Opinions

Our View – A sustained drop in unemployment will mark economic recovery

For the first time in nearly two years, the national unemployment rate fell below 9 percent last month. At 8.9 percent, unemployment is at its lowest rate since April 2009. The Labor Department reported that almost 200,000 new jobs were created last month, leading to a sharp decrease in unemployment and an economic boost many Americans were waiting for. But, despite some saying these new jobs could lead to long-awaited economic health, we shouldn’t get our hopes up too high. The decrease in unemployment does not signify the recovery of our economy, but instead, only an improvement.

Last month’s increase in job creation was the largest since last May, when thousands of temporary workers were hired for the U.S. Census. So far, the increase has been attributed to harsh winter weather conditions affecting the entire country. Gains were made in factory jobs, health care services, auto sales and construction. In the past three months, unemployment has dropped nearly 1 percentage point, a feat that hasn’t been achieved in such a short period of time since 1983. Unemployment claims fell to under 400,000 for the first time in three years, and retail reported gains of almost 5 percent. Yes, the economy does seem to be in a bit of an upswing, but there are a few factors that can slow the momentum down.

First, there’s the crisis in the Middle East. Social unrest in Libya, Tunisia and Egypt caused oil prices to spike to nearly $4 per gallon nationwide, with California prices among the highest, rising 34 cents in only two weeks. The rising cost of oil also affects inflation and consumer demand for other goods. Should the crises in the Middle East continue, oil prices will rise even higher and our chances at a full economy recovery will decrease.
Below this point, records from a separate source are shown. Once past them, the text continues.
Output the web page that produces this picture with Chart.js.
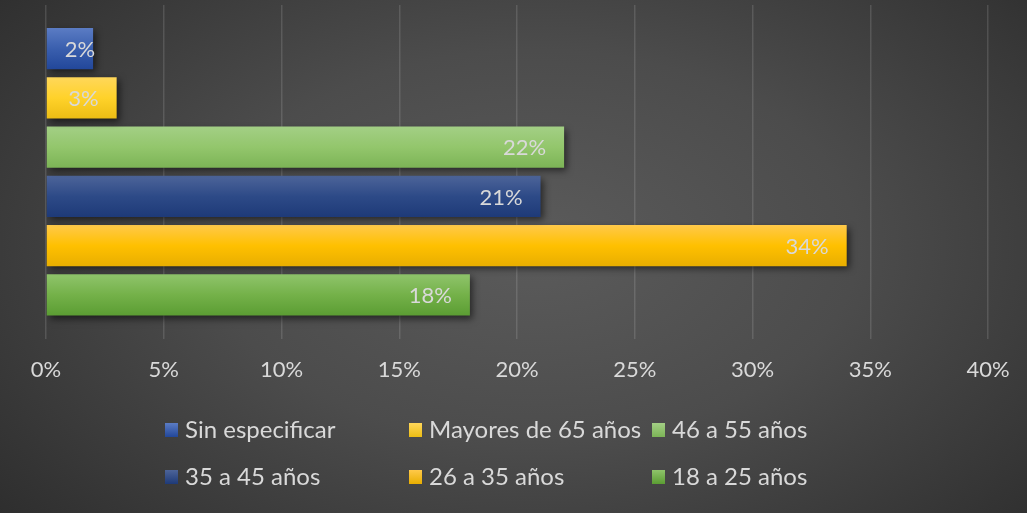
<!DOCTYPE html>
<html><head><meta charset="utf-8">
<script src="https://cdn.jsdelivr.net/npm/chart.js@4.4.1/dist/chart.umd.min.js"></script>
<style>
html,body{margin:0;padding:0;width:1027px;height:513px;overflow:hidden;}
body{background: radial-gradient(ellipse 70% 85% at 52% 48%, #5b5b5b 0%, #4c4c4c 45%, #2c2c2c 100%);}
#wrap{position:relative;width:1027px;height:513px;}
</style></head><body>
<div id="wrap"><canvas id="c" width="1027" height="513"></canvas></div>
<script>
const categories = ['Edad'];
const seriesNames = ['Sin especificar','Mayores de 65 años','46 a 55 años','35 a 45 años','26 a 35 años','18 a 25 años'];
const seriesValues = [2, 3, 22, 21, 34, 18];
const tickValues = [0, 5, 10, 15, 20, 25, 30, 35, 40];
const seriesColors = [
  ['#5b7cc4','#3a5fae','#22479a'],
  ['#ffd75a','#ffd22a','#ecbd14'],
  ['#a3cf85','#93c66c','#7cb456'],
  ['#4d6499','#2d4a87','#1e3a78'],
  ['#ffc94a','#ffc000','#e8ae00'],
  ['#8fc46b','#74b149','#5b9d33']
];
const FONT = 'Lato';
const TEXT = '#d9d9d9';

function barFill(i){
  return function(ctx){
    const el = ctx.element;
    const c = seriesColors[i];
    if (!el || el.height == null || isNaN(el.y)) return c[1];
    const top = el.y - el.height/2, bot = el.y + el.height/2;
    const g = ctx.chart.ctx.createLinearGradient(0, top, 0, bot);
    g.addColorStop(0, c[0]); g.addColorStop(0.5, c[1]); g.addColorStop(1, c[2]);
    return g;
  };
}

const datasets = seriesNames.map((n, i) => ({
  label: n,
  data: [seriesValues[i]],
  backgroundColor: barFill(i),
  borderWidth: 0,
  barPercentage: 0.837,
  categoryPercentage: 0.886
}));

const shadowPlugin = {
  id: 'shadow',
  beforeDatasetsDraw(chart){
    const c = chart.ctx; c.save();
    c.shadowColor = 'rgba(0,0,0,0.55)'; c.shadowBlur = 7; c.shadowOffsetX = 3; c.shadowOffsetY = 3;
  },
  afterDatasetsDraw(chart){
    chart.ctx.restore();
    const c = chart.ctx; c.save();
    c.font = '22px ' + FONT; c.fillStyle = TEXT; c.textAlign = 'left'; c.textBaseline = 'middle';
    chart.data.datasets.forEach((ds, i) => {
      const el = chart.getDatasetMeta(i).data[0];
      const txt = ds.data[0] + '%';
      const w = c.measureText(txt).width;
      const left = Math.max(el.x - 18 - w, el.base + 18);
      c.fillText(txt, left, el.y + 1);
    });
    c.restore();
  }
};

const legendPlugin = {
  id: 'gridLegend',
  afterDraw(chart){
    const c = chart.ctx; c.save();
    const cols = [165, 409, 652], rows = [430, 477];
    c.font = '24px ' + FONT; c.textBaseline = 'middle'; c.textAlign = 'left';
    seriesNames.forEach((n, i) => {
      const x = cols[i % 3], y = rows[Math.floor(i / 3)];
      const col = seriesColors[i];
      const g = c.createLinearGradient(0, y - 7, 0, y + 7);
      g.addColorStop(0, col[0]); g.addColorStop(1, col[2]);
      c.fillStyle = g; c.fillRect(x, y - 7, 13, 14);
      c.fillStyle = TEXT; c.fillText(n, x + 20, y);
    });
    c.restore();
  }
};

const chart = new Chart(document.getElementById('c'), {
  type: 'bar',
  data: { labels: categories, datasets },
  options: {
    indexAxis: 'y', responsive: false, animation: false,
    layout: { padding: { left: 46, right: 39, top: 5, bottom: 112 } },
    plugins: { legend: { display: false }, tooltip: { enabled: false } },
    scales: {
      x: {
        min: 0, max: 40,
        afterBuildTicks(s){ s.ticks = tickValues.map(v => ({ value: v })); },
        afterFit(s){ s.paddingLeft = 0; s.paddingRight = 0; },
        ticks: { callback: v => v + '%', color: TEXT, font: { family: FONT, size: 22 }, padding: 18, maxRotation: 0 },
        grid: { color: 'rgba(255,255,255,0.13)', lineWidth: 1.5, drawTicks: false },
        border: { display: false }
      },
      y: { display: false }
    }
  },
  plugins: [shadowPlugin, legendPlugin]
});
chart.update('none');
</script>
</body></html>
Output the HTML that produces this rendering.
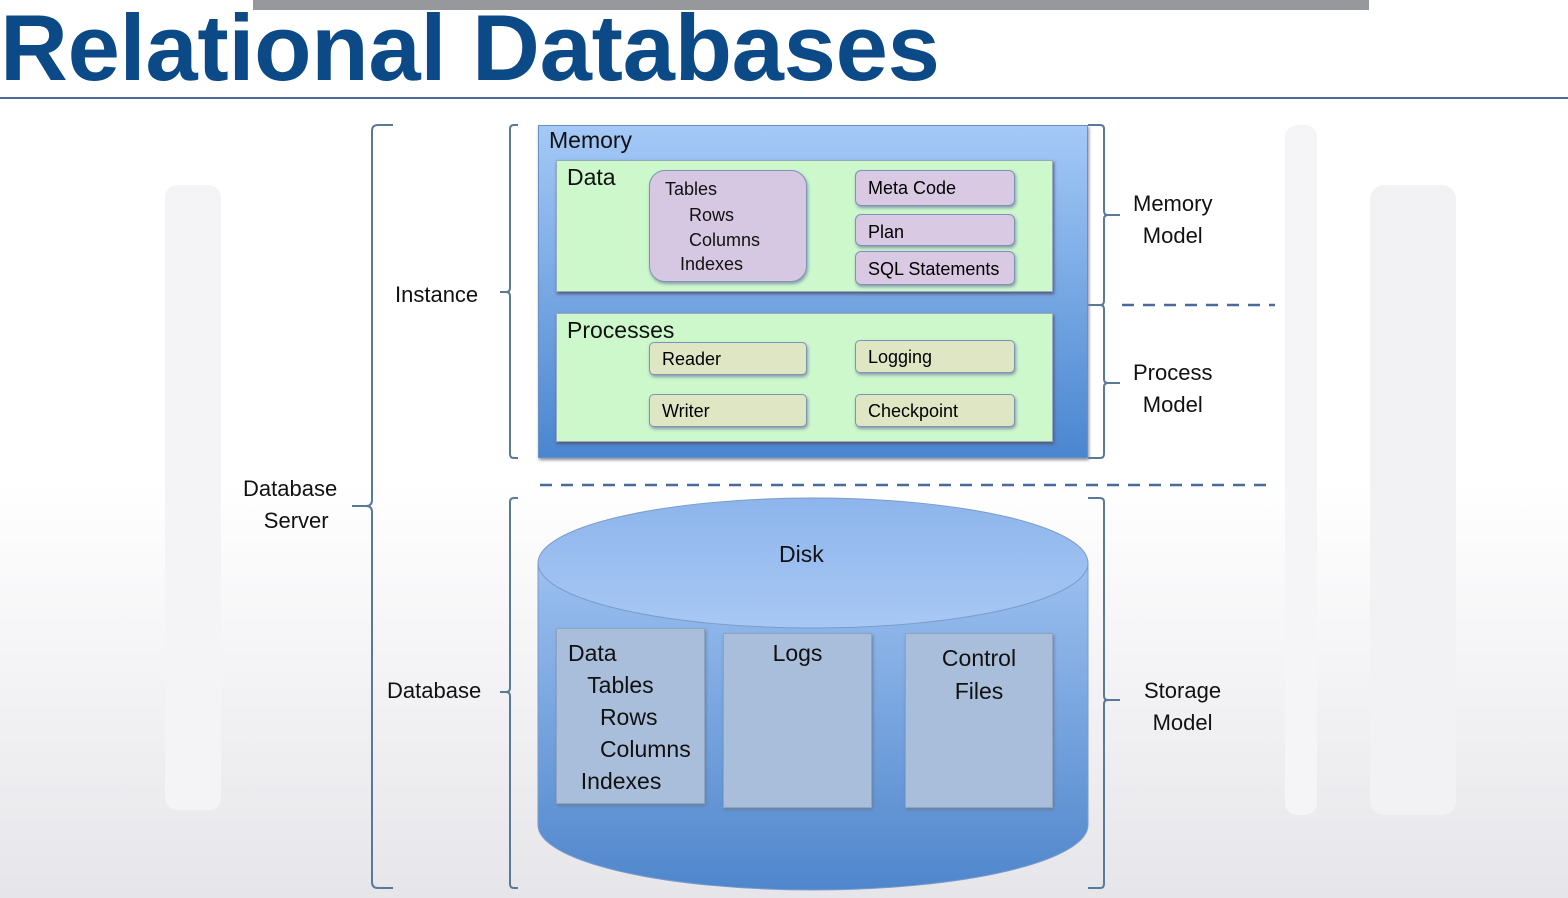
<!DOCTYPE html>
<html><head><meta charset="utf-8"><style>
body{margin:0;width:1568px;height:898px;overflow:hidden;font-family:"Liberation Sans",sans-serif;background:linear-gradient(#fff 0,#fff 480px,#e6e6ea 898px);position:relative}
.a{position:absolute}
.t{position:absolute;font-size:22px;color:#111;white-space:nowrap}
.pb{position:absolute;background:#d9c9e3;border:1.5px solid #7d94b8;border-radius:6px;box-shadow:1px 2px 3px #8899aa;font-size:18px;box-sizing:border-box;padding:4px 12px}
.gb{position:absolute;background:#dfe6c4;border:1.5px solid #7d94b8;border-radius:5px;box-shadow:1px 2px 3px #8899aa;font-size:18px;box-sizing:border-box;padding:6px 12px}
.db{position:absolute;background:#a9bedb;border:1px solid #8fa4c2;box-shadow:1px 2px 3px #6680a0;box-sizing:border-box;font-size:23px;color:#111}
</style></head><body>
<div class="a" style="left:0;top:-2px;font-size:94px;font-weight:bold;color:#0b4a87;letter-spacing:-0.3px;line-height:100px;white-space:nowrap">Relational Databases</div>
<div class="a" style="left:253px;top:0;width:1116px;height:10px;background:#97989c"></div>
<div class="a" style="left:0;top:97px;width:1568px;height:2px;background:#4a6a9a"></div>
<div class="a" style="left:165px;top:185px;width:56px;height:625px;background:#f4f4f6;border-radius:12px"></div>
<div class="a" style="left:1285px;top:125px;width:32px;height:690px;background:#f5f5f7;border-radius:12px"></div>
<div class="a" style="left:1370px;top:185px;width:86px;height:630px;background:#f2f2f4;border-radius:14px"></div>

<svg class="a" style="left:0;top:0" width="1568" height="898">
<g fill="none" stroke="#5a7898" stroke-width="2">
<path d="M393 125 H378 Q372 125 372 131 V500 Q372 506 366 506 H352 M366 506 Q372 506 372 512 V882 Q372 888 378 888 H393"/>
<path d="M518 125 H514 Q510 125 510 129 V288 Q510 292 506 292 H500 M506 292 Q510 292 510 296 V454 Q510 458 514 458 H518"/>
<path d="M518 498 H514 Q510 498 510 502 V688 Q510 692 506 692 H500 M506 692 Q510 692 510 696 V884 Q510 888 514 888 H518"/>
<path d="M1088 125 H1100 Q1104 125 1104 129 V211 Q1104 215 1108 215 H1120 M1108 215 Q1104 215 1104 219 V301 Q1104 305 1100 305 H1088"/>
<path d="M1088 305 H1100 Q1104 305 1104 309 V379 Q1104 383 1108 383 H1120 M1108 383 Q1104 383 1104 387 V454 Q1104 458 1100 458 H1088"/>
<path d="M1088 498 H1100 Q1104 498 1104 502 V696 Q1104 700 1108 700 H1120 M1108 700 Q1104 700 1104 704 V884 Q1104 888 1100 888 H1088"/>
<path d="M1122 305 H1275 M540 485 H1275" stroke="#4a6a9a" stroke-dasharray="12 9" stroke-width="2.5"/>
</g>
<defs>
<linearGradient id="cy" x1="0" y1="0" x2="0" y2="1"><stop offset="0" stop-color="#9cc0f0"/><stop offset="1" stop-color="#4f86cc"/></linearGradient>
<linearGradient id="top" x1="0" y1="0" x2="0" y2="1"><stop offset="0" stop-color="#8db5ec"/><stop offset="1" stop-color="#a8c8f4"/></linearGradient>
</defs>
<path d="M538 563 V825 A275 65 0 0 0 1088 825 V563 Z" fill="url(#cy)" stroke="#7a9cc8"/>
<ellipse cx="813" cy="563" rx="275" ry="65" fill="url(#top)" stroke="#7a9cc8"/>
</svg>

<div class="a" style="left:538px;top:125px;width:550px;height:333px;background:linear-gradient(#a4c9f7,#4a86d0);border:1px solid #6a90c0;box-sizing:border-box;box-shadow:1px 2px 3px #889"></div>
<div class="t" style="left:549px;top:127px;font-size:23px">Memory</div>
<div class="a" style="left:556px;top:160px;width:497px;height:132px;background:#ccf8cc;border:1px solid #9ab;box-sizing:border-box;box-shadow:1px 2px 3px #557"></div>
<div class="t" style="left:567px;top:164px;font-size:23px">Data</div>
<div class="a" style="left:649px;top:170px;width:158px;height:112px;background:#d6c8e2;border:1.5px solid #7d94b8;border-radius:16px;box-sizing:border-box;box-shadow:1px 2px 3px #8899aa"></div>
<div class="t" style="left:665px;top:179px;font-size:18px">Tables</div>
<div class="t" style="left:689px;top:205px;font-size:18px">Rows</div>
<div class="t" style="left:689px;top:230px;font-size:18px">Columns</div>
<div class="t" style="left:680px;top:254px;font-size:18px">Indexes</div>
<div class="pb" style="left:855px;top:170px;width:160px;height:36px;padding-top:7px">Meta Code</div>
<div class="pb" style="left:855px;top:214px;width:160px;height:32px;padding-top:7px">Plan</div>
<div class="pb" style="left:855px;top:251px;width:160px;height:34px;padding-top:7px">SQL Statements</div>
<div class="a" style="left:556px;top:313px;width:497px;height:129px;background:#ccf8cc;border:1px solid #9ab;box-sizing:border-box;box-shadow:1px 2px 3px #557"></div>
<div class="t" style="left:567px;top:317px;font-size:23px">Processes</div>
<div class="gb" style="left:649px;top:342px;width:158px;height:33px">Reader</div>
<div class="gb" style="left:855px;top:340px;width:160px;height:33px">Logging</div>
<div class="gb" style="left:649px;top:394px;width:158px;height:33px">Writer</div>
<div class="gb" style="left:855px;top:394px;width:160px;height:33px">Checkpoint</div>

<div class="t" style="left:779px;top:541px;font-size:23px">Disk</div>
<div class="db" style="left:556px;top:628px;width:149px;height:176px;line-height:32px;padding:8px 0 0 11px">Data<br>&nbsp;&nbsp;&nbsp;Tables<br>&nbsp;&nbsp;&nbsp;&nbsp;&nbsp;Rows<br>&nbsp;&nbsp;&nbsp;&nbsp;&nbsp;Columns<br>&nbsp;&nbsp;Indexes</div>
<div class="db" style="left:723px;top:633px;width:149px;height:175px;text-align:center;padding-top:6px">Logs</div>
<div class="db" style="left:905px;top:633px;width:148px;height:175px;text-align:center;padding-top:8px;line-height:33px">Control<br>Files</div>

<div class="t" style="left:395px;top:282px">Instance</div>
<div class="t" style="left:243px;top:473px;text-align:center;line-height:32px">Database<br>&nbsp;&nbsp;Server</div>
<div class="t" style="left:387px;top:678px">Database</div>
<div class="t" style="left:1133px;top:188px;text-align:center;line-height:32px">Memory<br>Model</div>
<div class="t" style="left:1133px;top:357px;text-align:center;line-height:32px">Process<br>Model</div>
<div class="t" style="left:1144px;top:675px;text-align:center;line-height:32px">Storage<br>Model</div>
</body></html>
Also affecting our chances at recovery is the likelihood of further job creation. As we enter the spring season, decreases in construction jobs are likely. The Labor Department reported 33,000 new construction jobs in the month of February, but that was only after the winter storms in the Midwest and East led to the loss of 22,000 jobs in January.  Despite gains made across the nation, California — where the market for construction is typically the strongest for job creation — is still hurting. Currently, more than 2 million Californians are unemployed and in January, California only added 12,500 jobs.

Unemployment stood at 12.4 percent, a significantly higher rate than that of the national average. So, even as the country at large makes gains in unemployment, those of us here in California are still struggling.

Furthermore, the national unemployment rate only includes those who are actively looking for jobs. Those who are underemployed — employees working below the number of hours preferred — and those who have given up looking for work are omitted. As of now, only 64 percent of adults are working or actively searching for a job. That’s the lowest percentage in 25 years.

While the creation of new jobs certainly has its benefits, it’s not without its drawbacks. Creating new jobs will encourage more people to seek employment. High workforce participation is a telltale sign of a good economy. Once those new employment positions are filled, however, many of those new or returning job seekers will be left without a job, causing the unemployment rate to increase yet again. While the improvements in unemployment are encouraging, we’re not exactly out of the woods yet. Right now, it’s too early to tell whether this economic momentum can or will last. It is only when we can maintain consistently low employment rates that our economy will begin to fully recover.